Source code of charts

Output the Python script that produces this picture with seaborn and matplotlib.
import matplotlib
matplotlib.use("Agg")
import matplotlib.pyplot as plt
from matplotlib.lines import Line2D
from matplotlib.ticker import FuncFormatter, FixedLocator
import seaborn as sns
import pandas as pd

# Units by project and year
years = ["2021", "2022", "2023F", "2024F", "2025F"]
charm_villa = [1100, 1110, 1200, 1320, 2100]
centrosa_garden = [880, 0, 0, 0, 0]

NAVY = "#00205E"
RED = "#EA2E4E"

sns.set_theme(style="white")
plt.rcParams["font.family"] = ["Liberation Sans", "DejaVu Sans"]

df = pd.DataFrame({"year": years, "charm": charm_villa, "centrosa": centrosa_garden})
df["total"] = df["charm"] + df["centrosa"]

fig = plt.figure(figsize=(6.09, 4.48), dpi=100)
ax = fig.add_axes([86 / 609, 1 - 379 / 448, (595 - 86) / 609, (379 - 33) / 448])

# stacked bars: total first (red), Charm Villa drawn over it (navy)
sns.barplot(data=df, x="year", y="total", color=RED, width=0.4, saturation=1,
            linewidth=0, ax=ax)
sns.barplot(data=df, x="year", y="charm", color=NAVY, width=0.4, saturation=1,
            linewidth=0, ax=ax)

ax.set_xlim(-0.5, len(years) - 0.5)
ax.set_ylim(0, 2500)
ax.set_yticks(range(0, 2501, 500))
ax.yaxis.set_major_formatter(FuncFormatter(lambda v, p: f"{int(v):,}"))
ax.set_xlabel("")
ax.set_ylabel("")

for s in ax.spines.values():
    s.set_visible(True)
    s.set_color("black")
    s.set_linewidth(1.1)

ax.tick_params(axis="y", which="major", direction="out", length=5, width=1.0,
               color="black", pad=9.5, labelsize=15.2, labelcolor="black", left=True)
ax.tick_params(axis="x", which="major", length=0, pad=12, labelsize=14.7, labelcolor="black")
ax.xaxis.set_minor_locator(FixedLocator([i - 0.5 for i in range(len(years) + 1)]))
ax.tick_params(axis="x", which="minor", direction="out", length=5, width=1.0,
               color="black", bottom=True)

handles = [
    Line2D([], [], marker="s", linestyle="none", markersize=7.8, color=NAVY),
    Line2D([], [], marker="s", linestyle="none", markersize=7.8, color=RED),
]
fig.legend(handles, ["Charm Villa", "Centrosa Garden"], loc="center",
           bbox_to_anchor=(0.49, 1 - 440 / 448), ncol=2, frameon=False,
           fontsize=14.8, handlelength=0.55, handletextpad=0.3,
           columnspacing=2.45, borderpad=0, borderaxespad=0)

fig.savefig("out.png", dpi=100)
--
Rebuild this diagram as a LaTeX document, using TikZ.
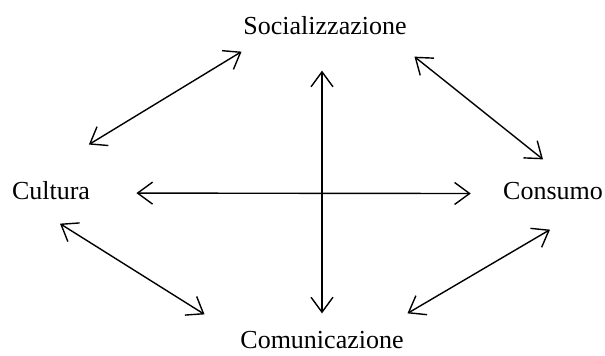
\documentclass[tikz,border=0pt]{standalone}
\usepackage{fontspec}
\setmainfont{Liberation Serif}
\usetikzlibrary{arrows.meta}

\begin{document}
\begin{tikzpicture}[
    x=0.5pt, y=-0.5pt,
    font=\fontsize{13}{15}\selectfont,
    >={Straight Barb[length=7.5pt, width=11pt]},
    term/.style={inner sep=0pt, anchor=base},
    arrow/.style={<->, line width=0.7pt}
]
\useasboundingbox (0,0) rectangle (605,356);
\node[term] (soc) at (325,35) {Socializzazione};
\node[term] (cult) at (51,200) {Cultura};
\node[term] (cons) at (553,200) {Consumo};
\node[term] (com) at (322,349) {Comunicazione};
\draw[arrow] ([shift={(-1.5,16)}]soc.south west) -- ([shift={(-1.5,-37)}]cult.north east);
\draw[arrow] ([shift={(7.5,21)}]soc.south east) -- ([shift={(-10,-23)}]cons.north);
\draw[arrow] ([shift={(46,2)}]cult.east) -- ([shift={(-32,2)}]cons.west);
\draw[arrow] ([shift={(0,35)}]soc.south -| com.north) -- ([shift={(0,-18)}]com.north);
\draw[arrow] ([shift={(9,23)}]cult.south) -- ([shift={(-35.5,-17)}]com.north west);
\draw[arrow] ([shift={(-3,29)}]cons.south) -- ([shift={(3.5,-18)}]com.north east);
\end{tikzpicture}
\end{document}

## EXERCISE BRIEF
Isolate each line of the listing above that includes "seaborn". Copy it.

## OUTPUT OF THE TASK
Output the Python script that produces this picture with seaborn and matplotlib.
import seaborn as sns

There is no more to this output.